I have one client who has already seen the wisdom of installing home automation systems. He did his research and he picked a platform that is able to handle a number of devices and that looks expandable into the future. But this is the early days of home automation and he is not wedded to that system and he will consider a better one of it comes along.

And here is how he sells it. He will sell the equipment directly to a customer, but he would prefer that they lease it over time by signing a term contract. He makes more money on the lease and customers find it easier to pay over time. He then charges a fee to install the system to cover his technician’s time. Finally, he offers a monthly fee that will cover the labor cost of adding additional devices onto the system later. This fees basically lets the customer pay you to have you come and sell them more hardware in the future.

So what does he automate? There are a few obvious things. You connect this to the thermostat so that customers can easily change the temperature by time of day for comfort and to save money. And there is the old standby of putting light switches on the system so that they can be set to turn on and off when you wish.

But with a good home automation you can also tie in to security systems, irrigation systems, audio-visual systems, and a host of other devices like alarm clocks, smart door locks, blinds, coffee pots, you name it. With the advent of the Internet of Things, more and more devices in your house are going to have a WiFi or bluetooth interface.
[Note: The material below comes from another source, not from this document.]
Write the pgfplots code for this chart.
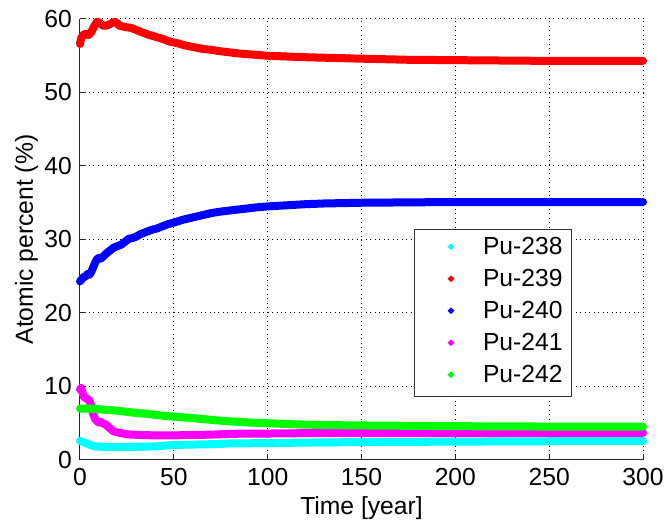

A home automation system can save customers money. For instance, along with controlling the thermostat a customer can tie the system into smart blinds. The blinds can raise and lower at pre-set times to welcome the day, but more importantly to save energy by selectively blocking or letting in the sun depending upon the time of day and time of year.

You can also use motion detectors in the system so that a room responds when you enter by turning on the lights and playing your streaming Frank Sinatra. The number of options for a customer is almost unlimited and this is what homeowners find intriguing but also what they find daunting.  There are a ton of home automation systems on the market that will easily do stuff like automate the lights. But it takes programming to do the more complicated (and fun!) stuff. It’s a little more complicated if you want your house to remind you that tomorrow is your anniversary.

And the systems can all be accessed from the customer’s smart phone. The beauty of this is that you can also pre-set alarms. For instance, a customer can have the house tell them if the temperature goes warmer or colder than the pre-set temperature range. They can have the house send them a text every time somebody comes to the front door. They can check in to see that the pets or the kids aren’t killing each other just yet.

Not all home automation is serious. There are silly devices available that can be tied into these systems. Just last week I saw an egg tray that will tell you how many eggs you have left in the fridge. Doesn’t make sense to me, but if a customer wants that, then let’s make it work!